Risks and rewards of building bigger apartments

Studio and one-bedroom units crowd projects as these are considered fast moving

Most Dubai developers have a large number of studio and one-bedroom units in their housing developments because these are fast moving compared with other types of properties. This strategy is simple: follow where the demand is strong. But over the years this has also created a potentially lucrative gap in the market for two- and three-bedroom apartments, which are the main requirements of families.

Attractive price point

While smaller units are the norm, Alan James Gammon, general manager of Samana Developers, says it is no longer unusual for many developers to create a more mixed product offering. “Studios are popular with investors looking at the rental market and one- and two-bedroom properties are more popular with end users,” says Gammon.

In terms of prices, there is higher demand seen in the range of Dh400,000 to Dh1.6 million, generally considered the affordable segment. “Every developer does its own analysis of the market and has its specialisation too, and accordingly undertakes a project catering to that specific audience,” says Rajiv Ghanekar, senior real estate broker at Keller Williams Real Estate Dubai. “There is some demand for larger units, spacious layouts, modern designs and projects in premium locations. Hence, you will find projects in Downtown Dubai or Palm Jumeirah being targeted towards a small niche market.”

In many projects, a full-floor configuration consists of 60-70 percent studio and one-bedroom units, 15-20 percent two-bedroom units and the 10 percent three-bedroom units, according to Sayndippta A Ghosh, director of residential at JLL.

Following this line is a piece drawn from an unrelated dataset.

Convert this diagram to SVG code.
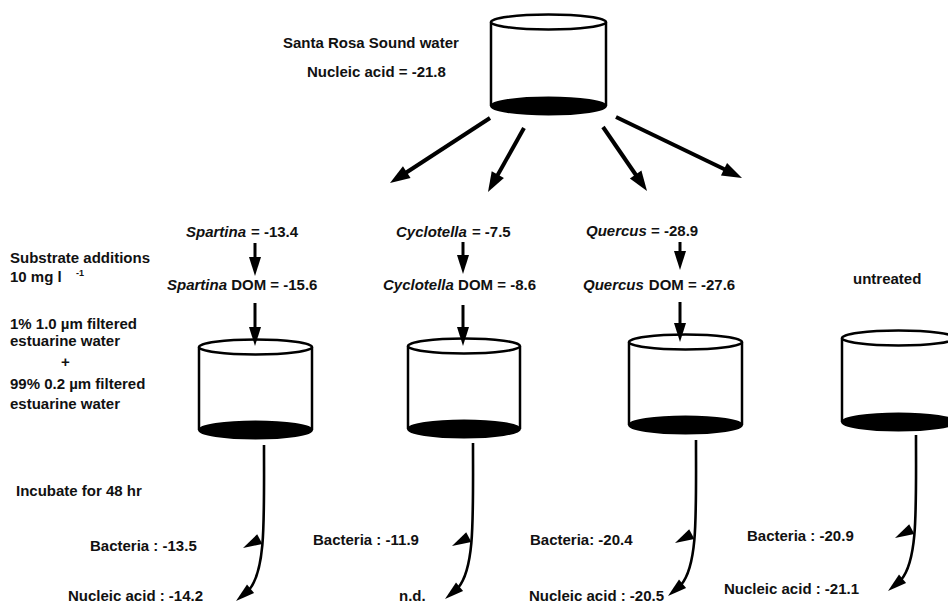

A few developments with bigger configurations targeting end users are located in areas such as Dubailand, Meydan, Dubai Creek or golf course developments where the average size of units is larger than in prime locations like Downtown Dubai, Dubai Marina and Jumeirah Lakes Towers, adds Ghosh. “Developers of these projects are aware that they are slow burners and the absorption rate is comparatively slower and hence build in the cost and internal rate of return.”

Zorro Ghurra, client representative at Gulf Sotheby’s International Realty, points out that developers who see the value in building bigger-size units like to be competitive based on the location/price of the land. “Whereas some others take an alternate route to create a truly custom project, which has its own appeal, demand as well as price point,” says Ghurra. “And even though it is a risk, historically, it has paid off well for most developers.”

In terms of yields, smaller units generate higher incomes of 6-8 percent net per annum depending on the location and initial purchase price, says Ghosh. “For larger units of two bedrooms and above, the yield is always comparatively lower and can range from 4-6 percent per annum,” he adds. “Also, as per local law, any unit above a contract price of Dh1 million entitles the owner to a UAE residence visa, which can be [the price of] a one-bedroom unit and above in today’s market.”

Support from families

Demographics also play a role. “The predominantly transient expat population in Dubai drives higher rental demand for studios and one-bedroom apartments compared to larger three-plus bedrooms,” adds A Ghosh.

But Sunil Gomes, CEO of Gemini Property Developers, believes that demand for two- to three-bedders will continue, driven by the needs of extended families, high-net-worth investors and a portion of the tourist market that prefers luxury residential properties to hotels. “Despite the industry recording a relative lull in the market for two- to three-bedders in percentile terms, we expect that families with two or more growing children will continue to support these properties,” says Gomes.